Daily insults of the first African American President and the First Lady, the gradual dismantling of voting rights, challenges to immigration, historically a positive narrative for a nation of immigrants, and those of the middle passage and slavery, now an issue, as more and more people from Central and South America seek citizenship, a consequence of disastrous Republican military and political policies inflicted on the people and their institutions of Central and South America call into question traditional models of identity predicated on an economy of white desire.  Now I will suggest here that Identity, that precious albeit precarious subject of heteronormative and racial supremacy and privilege is in the throes of transformation but more so it is actually being queered as Franz Fanon's white gaze, historically the authoritarian critique of all things of socio-cultural and of political import and associated discourse is organically displaced by an identity matrix delinked from the traditional vision of the white citizens council.[1]

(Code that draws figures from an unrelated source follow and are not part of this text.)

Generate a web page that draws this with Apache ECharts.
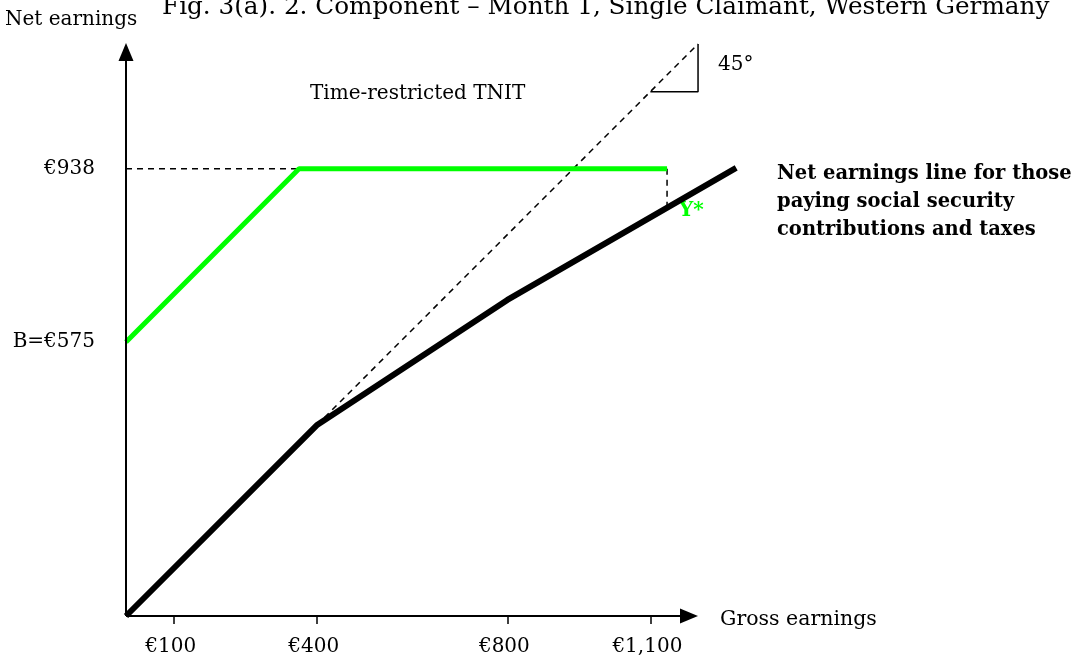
<!DOCTYPE html>
<html>
<head>
<meta charset="utf-8">
<script src="https://cdn.jsdelivr.net/npm/echarts@6/dist/echarts.min.js"></script>
<style>
html,body{margin:0;padding:0;background:#fff;}
#chart{width:1081px;height:668px;}
</style>
</head>
<body>
<div id="chart"></div>
<script>
// ---- data (euro values) ----
var xTickValues = [100, 400, 800, 1100];
var xTickLabels = ['€100', '€400', '€800', '€1,100'];
var yTickValues = [575, 938];
var yTickLabels = ['B=€575', '€938'];

// net earnings line for those paying social security contributions and taxes
var netEarningsLine = [[0, 0], [400, 400], [800, 663], [1280, 940]];
// time-restricted TNIT (green)
var tnitLine = [[0, 575], [363, 938], [1135, 938]];
// 45-degree reference (dashed)
var fortyFiveLine = [[400, 400], [1200, 1200]];
// dashed guide from y-axis to TNIT kink
var guide938 = [[0, 938], [363, 938]];
// dashed drop at Y*
var guideYstar = [[1135, 938], [1135, 856]];
// 45-degree angle marker triangle
var angleMarker = [[1100, 1100], [1200, 1100], [1200, 1200]];
// axis extents (arrow centres)
var xAxisEnd = 1181;
var yAxisEnd = 1183;

var FONT = 'DejaVu Serif';
var K = 0.4767; // px per euro (same on both axes -> true 45 degrees)
var X_MAX = 1300, Y_MAX = 1220;

function lineSeries(data, color, width, type, z) {
  return {
    type: 'line', data: data, symbol: 'none', clip: false, z: z,
    lineStyle: { color: color, width: width, type: type, cap: 'butt' },
    silent: true, animation: false
  };
}

var black = lineSeries(netEarningsLine, '#000', 6, 'solid', 3);
black.markLine = {
  silent: true, animation: false, symbol: ['none', 'triangle'], symbolSize: [15, 18],
  label: { show: false },
  lineStyle: { color: '#000', width: 2, type: 'solid' },
  emphasis: { disabled: true },
  data: [
    [{ coord: [0, 0] }, { coord: [xAxisEnd, 0] }],
    [{ coord: [0, 0] }, { coord: [0, yAxisEnd] }]
  ]
};

var chart = echarts.init(document.getElementById('chart'));
chart.setOption({
  animation: false,
  backgroundColor: '#ffffff',
  grid: { left: 126, bottom: 52, width: X_MAX * K, height: Y_MAX * K, containLabel: false },
  xAxis: {
    type: 'value', min: 0, max: X_MAX,
    splitLine: { show: false },
    axisLine: { show: false },
    axisTick: { show: true, customValues: xTickValues, length: 8, inside: false,
      lineStyle: { color: '#000', width: 1.5 } },
    axisLabel: { customValues: xTickValues, margin: 21, color: '#000',
      fontFamily: FONT, fontSize: 20, padding: [0, 6, 0, 0],
      formatter: function (v) { var i = xTickValues.indexOf(v); return i >= 0 ? xTickLabels[i] : ''; } }
  },
  yAxis: {
    type: 'value', min: 0, max: Y_MAX,
    splitLine: { show: false },
    axisLine: { show: false },
    axisTick: { show: false },
    axisLabel: { customValues: yTickValues, margin: 31, color: '#000',
      fontFamily: FONT, fontSize: 20,
      formatter: function (v) { var i = yTickValues.indexOf(v); return i >= 0 ? yTickLabels[i] : ''; } }
  },
  series: [
    lineSeries(guide938, '#000', 1.5, [6, 5], 2),
    lineSeries(guideYstar, '#000', 1.5, [6, 5], 2),
    lineSeries(fortyFiveLine, '#000', 1.5, [6, 5], 2),
    lineSeries(angleMarker, '#000', 1.5, 'solid', 2),
    black,
    lineSeries(tnitLine, '#00ff00', 5, 'solid', 4)
  ],
  graphic: [
    { type: 'text', left: 162, top: -5, style: { text: 'Fig. 3(a). 2. Component – Month 1, Single Claimant, Western Germany', font: '24.7px "' + FONT + '"', fill: '#000' } },
    { type: 'text', left: 5, top: 10, style: { text: 'Net earnings', font: '20px "' + FONT + '"', fill: '#000' } },
    { type: 'text', left: 310, top: 84, style: { text: 'Time-restricted TNIT', font: '20px "' + FONT + '"', fill: '#000' } },
    { type: 'text', left: 718, top: 55, style: { text: '45°', font: '20px "' + FONT + '"', fill: '#000' } },
    { type: 'text', left: 720, top: 609, style: { text: 'Gross earnings', font: '20.5px "' + FONT + '"', fill: '#000' } },
    { type: 'text', left: 679, top: 201, style: { text: 'Y*', font: 'bold 20px "' + FONT + '"', fill: '#00ff00' } },
    { type: 'text', left: 777, top: 160, style: { text: 'Net earnings line for those\npaying social security\ncontributions and taxes', font: 'bold 19.5px "' + FONT + '"', fill: '#000', lineHeight: 28 } }
  ]
});
</script>
</body>
</html>
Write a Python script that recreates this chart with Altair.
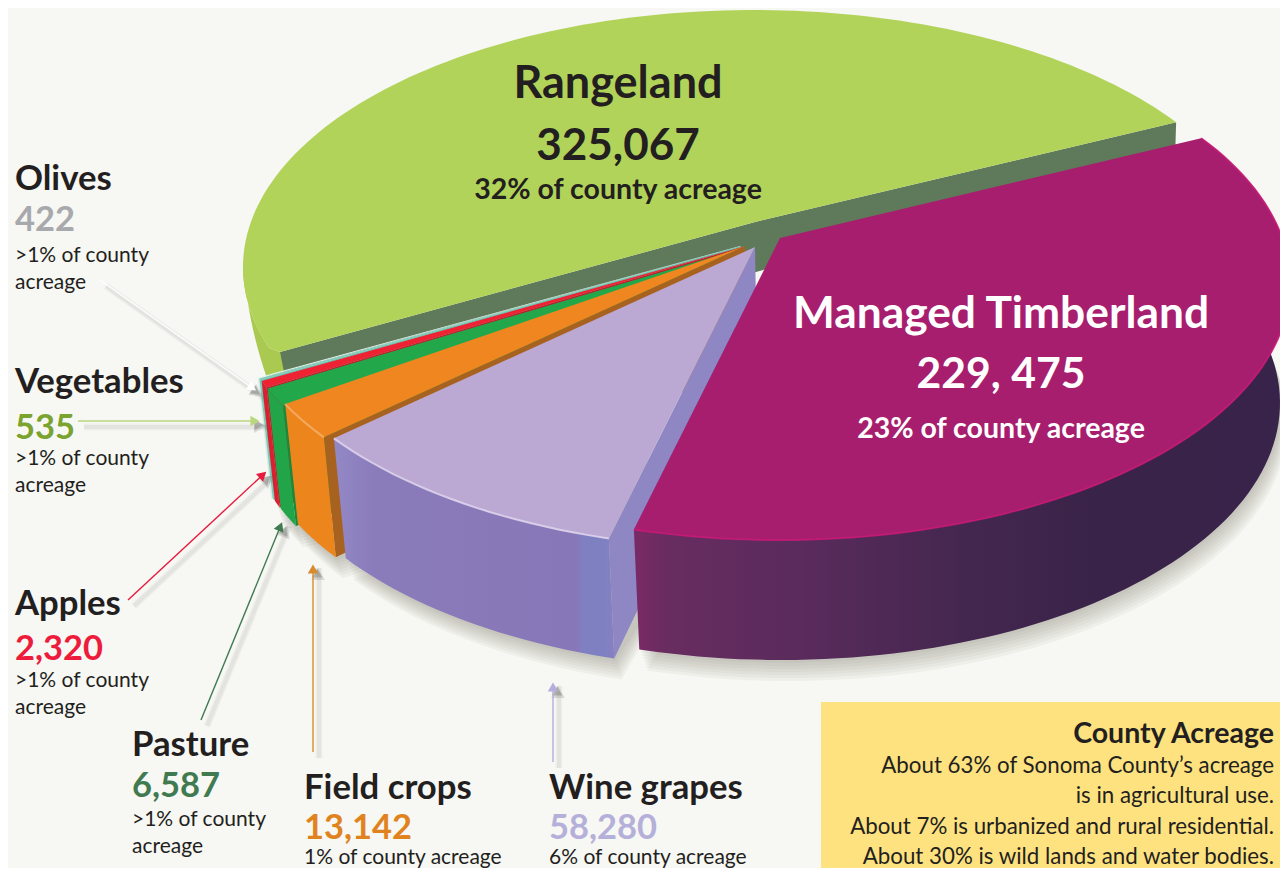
import math
import numpy as np
import pandas as pd
import altair as alt

# ---- values
categories = ["Rangeland", "Olives", "Vegetables", "Apples", "Pasture", "Field crops", "Wine grapes", "Managed Timberland"]
acres = [325067, 422, 535, 2320, 6587, 13142, 58280, 229475]
shares = ["32% of county acreage", ">1% of county acreage", ">1% of county acreage", ">1% of county acreage",
          ">1% of county acreage", "1% of county acreage", "6% of county acreage", "23% of county acreage"]

W, H = 1272, 860
sx = alt.Scale(domain=[8, 1280], nice=False, zero=False)
sy = alt.Scale(domain=[868, 8], nice=False, zero=False)
FONT = "Lato"
INK = "#231f20"

# ---- the tilted pie: an ellipse for the top face, another for the foot of the wall
HUB = (755, 222)
HUB_FOOT = (2, 115)


def to_t(a):
    """Pie angle (degrees of acreage share) to position round the drawn ellipse."""
    return np.interp(a, [0, 184, 230.05, 230.09, 360], [-34.3, -199.6, -252.8, -254.0, -394.3])


def top_pt(a, off=(0, 0)):
    t = math.radians(to_t(a))
    return (754 + 511 * math.cos(t) + off[0], 267 + 257 * math.sin(t) + off[1])


def foot_pt(a, off=(0, 0)):
    t = math.radians(to_t(a))
    return (756 + 499 * math.cos(t) + off[0], 387 + 257 * math.sin(t) + off[1])


def rim(f, a0, a1, off=(0, 0)):
    n = max(2, int(abs(a1 - a0) / 1.5) + 2)
    return [f(a, off) for a in np.linspace(a0, a1, n)]


def frame(points):
    return pd.DataFrame({"x": [p[0] for p in points], "y": [p[1] for p in points], "i": range(len(points))})


def enc(ch):
    return ch.encode(x=alt.X("x:Q", scale=sx, axis=None), y=alt.Y("y:Q", scale=sy, axis=None), order=alt.Order("i:Q"))


def poly(points, fill, opacity=1.0):
    pts = list(points) + [points[0]]
    return enc(alt.Chart(frame(pts)).mark_line(fill=fill, stroke="transparent", strokeWidth=0, opacity=opacity, clip=True))


def path(points, color, width=1.0, opacity=1.0):
    return enc(alt.Chart(frame(points)).mark_line(color=color, strokeWidth=width, opacity=opacity, clip=True))


def hgrad(*stops):
    return alt.Gradient(gradient="linear", x1=0, x2=1, y1=0, y2=0,
                        stops=[alt.GradientStop(color=c, offset=o) for o, c in stops])


def label(x, y, s, size, color=INK, bold=False, align="left"):
    return alt.Chart(pd.DataFrame({"x": [x], "y": [y], "t": [s]})).mark_text(
        font=FONT, fontSize=size, fontWeight="bold" if bold else "normal", color=color, align=align, baseline="alphabetic"
    ).encode(x=alt.X("x:Q", scale=sx, axis=None), y=alt.Y("y:Q", scale=sy, axis=None), text="t:N")


def head(p, color, ang, size, opacity=1.0):
    return alt.Chart(frame([p])).mark_point(shape="triangle-up", filled=True, color=color, opacity=opacity, size=size, angle=ang
                                            ).encode(x=alt.X("x:Q", scale=sx, axis=None), y=alt.Y("y:Q", scale=sy, axis=None))


def arrow(p0, p1, color):
    out = []
    for w, o in [(7, 0.05), (4, 0.07)]:
        out.append(path([(p0[0] + 6, p0[1] + 6), (p1[0] + 6, p1[1] + 6)], "#555555", w, o))
    dx, dy = p1[0] - p0[0], p1[1] - p0[1]
    L = math.hypot(dx, dy)
    tipc = (p1[0] - dx / L * 7, p1[1] - dy / L * 7)
    ang = math.degrees(math.atan2(dx, -dy)) % 360
    out.append(head((tipc[0] + 5, tipc[1] + 5), "#555555", ang, 190, 0.18))
    out.append(head((tipc[0] + 4, tipc[1] + 4), "#555555", ang, 110, 0.3))
    out.append(path([p0, tipc], color, 1.4))
    out.append(head(tipc, color, ang, 110))
    return out


# ---- slice angles from the acreage values
total = sum(acres)
angles, a = [], 0.0
for v in acres:
    angles.append((a, a + v / total * 360))
    a += v / total * 360

offsets = [(0, 0), (-15, 24), (-14, 24), (-13, 25), (-12, 26), (-10, 24), (0, 25), (25, 16)]
tops = ["#b2d359", "#e4f4ee", "#7fcbb8", "#ee2233", "#22a84b", "#ef8620", "#bba9d4", "#a81e6e"]
walls = ["#a9c950", "#d5ece3", "#6fc2b0", "#dc1f2e", "#22a448", "#ec851c", None, None]
cuts = [None, "#c9e4da", "#6fbfae", "#c01c2a", "#178a3a", "#a8621f", "#8f86c4", None]

layers = []

# soft shadow beneath the pie
for k in range(3, 22, 3):
    for s in range(3, 8):
        o = offsets[s]
        a0, a1 = angles[s]
        pts = rim(foot_pt, a0, a1, (o[0] + k * 0.35, o[1] + k)) + [(HUB[0] + o[0], HUB[1] + o[1] + 200)]
        layers.append(poly(pts, "#5a5a55", 0.05))

# rangeland: its cut faces, outer wall and top
a0, a1 = angles[0]
d1 = top_pt(a0)
d2 = (280, 352)
layers.append(poly([d1, HUB, d2, (d2[0] + 2, d2[1] + 50), (HUB[0] + 1, HUB[1] + 50), (d1[0] - 1, d1[1] + 33)], "#5f7a5a"))
left = rim(top_pt, 160, a1 - 1.5) + [d2]
drop = [(p[0] + 15 * i / (len(left) - 1), p[1] + 75 * i / (len(left) - 1)) for i, p in enumerate(left)]
layers.append(poly(left + drop[::-1], walls[0]))
layers.append(poly([HUB] + rim(top_pt, a0, a1 - 1.5) + [d2], tops[0]))

# remaining slices, back to front
for s in range(1, 8):
    a0, a1 = angles[s]
    o = offsets[s]
    c_t = (HUB[0] + o[0], HUB[1] + o[1])
    c_b = (c_t[0] + HUB_FOOT[0], c_t[1] + HUB_FOOT[1])
    if cuts[s]:
        layers.append(poly([top_pt(a1, o), c_t, c_b, foot_pt(a1, o)], cuts[s]))
    if s == 6:
        fill = hgrad((0, "#9388c6"), (0.15, "#8a7bba"), (0.86, "#8877b8"), (0.89, "#7f80c2"), (0.97, "#7f80c2"), (1, "#8a7fc0"))
    elif s == 7:
        fill = hgrad((0, "#7a2a66"), (0.05, "#682c60"), (0.25, "#5a2b5c"), (0.5, "#44274f"), (0.7, "#3a2348"), (1, "#38234a"))
    else:
        fill = walls[s]
    layers.append(poly(rim(top_pt, a0, a1, o) + rim(foot_pt, a1, a0, o), fill))
    layers.append(poly([c_t] + rim(top_pt, a0, a1, o), tops[s]))
    hi = {5: "#f6ad66", 6: "#ddd3ec", 7: "#c21a74"}.get(s)
    if hi:
        layers.append(path(rim(top_pt, a0, a1, o), hi, 2.0, 0.9))

# note box
box = alt.Chart(pd.DataFrame({"x": [821], "x2": [1280], "y": [702], "y2": [868]})).mark_rect(color="#fee27f").encode(
    x=alt.X("x:Q", scale=sx, axis=None), x2="x2:Q", y=alt.Y("y:Q", scale=sy, axis=None), y2="y2:Q")
layers.append(box)

# leaders
layers += arrow((100, 280), (258, 392), "#ffffff")
layers += arrow((78, 421), (262, 421), "#b9d77f")
layers += arrow((128, 600), (268, 470), "#e8193c")
layers += arrow((201, 720), (283, 520), "#3f7a50")
layers += arrow((313, 752), (313, 562), "#d98a2b")
layers += arrow((553, 762), (553, 680), "#b3aedb")

# in-pie labels
layers.append(label(618, 98, categories[0], 45, bold=True, align="center"))
layers.append(label(618, 160, f"{acres[0]:,}", 44, bold=True, align="center"))
layers.append(label(618, 199, shares[0], 28.5, bold=True, align="center"))
layers.append(label(1001, 328, categories[7], 44.3, "#ffffff", True, "center"))
layers.append(label(1001, 388, "229, 475", 42.7, "#ffffff", True, "center"))
layers.append(label(1001, 438, shares[7], 28.5, "#ffffff", True, "center"))

# side labels
small = [
    (15, 190, 231, 262, 289, 1, "#a7a9ac"),
    (15, 393, 439, 465, 492, 2, "#7aa32f"),
    (15, 615, 660, 687, 714, 3, "#ed1c3c"),
    (132, 756, 797, 826, 853, 4, "#3f7a50"),
]
for x, y1, y2, y3, y4, s, col in small:
    layers.append(label(x, y1, categories[s], 34.7, bold=True))
    layers.append(label(x, y2, f"{acres[s]:,}", 34.5, col, True))
    first, tail = shares[s].rsplit(" ", 1)
    layers.append(label(x, y3, first, 21))
    layers.append(label(x, y4, tail, 21))
for x, s, col in [(304, 5, "#e0831e"), (549, 6, "#b5b0d9")]:
    layers.append(label(x, 799, categories[s], 34.7, bold=True))
    layers.append(label(x, 839, f"{acres[s]:,}", 34.5, col, True))
    layers.append(label(x, 864, shares[s], 21))

# note box text
layers.append(label(1274, 743, "County Acreage", 28.5, bold=True, align="right"))
for y, s in zip([773, 803, 834, 864], ["About 63% of Sonoma County\u2019s acreage", "is in agricultural use.",
                                       "About 7% is urbanized  and rural residential.", "About 30% is wild lands and water bodies."]):
    layers.append(label(1274, y, s, 22.3, align="right"))

chart = alt.layer(*layers).properties(width=W, height=H, background="#f7f7f3", padding=0,
                                      autosize=alt.AutoSizeParams(type="none")
                                      ).configure_view(stroke=None)
chart.save("out.html", embed_options={"renderer": "svg", "actions": False})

We must be mindful that the philosophy and ideals of the white citizen’s council are powerful and entrenched in the U.S. American psyche. Those of us who engage this psyche whatever our identity construct must do so with an unyielding hope.  I experience this unyielding hope as I rise each day with full knowledge that as a Black transgender woman I and those similar are at great risk of danger and harm.  This risk of danger and harm does not deter me from walking in the light of this unyielding hope but it strengthens my resolve to embrace the hope embodied in the sacred acts of the revolutionary and the queer.  Beloved reader of this blog post the great fear of the powerful and the established who have become the masters of destiny as defined by white supremacy and privilege is that you and I know that we are relevant and in this hopeful and engaged in a great cultural and societal struggle of immense proportions. 







[1] The White Citizen’s Council was a group of white men in the south who were responsible for making sure that the regime of white supremacy and privilege and segregation were maintained in the South at the expense of Black people.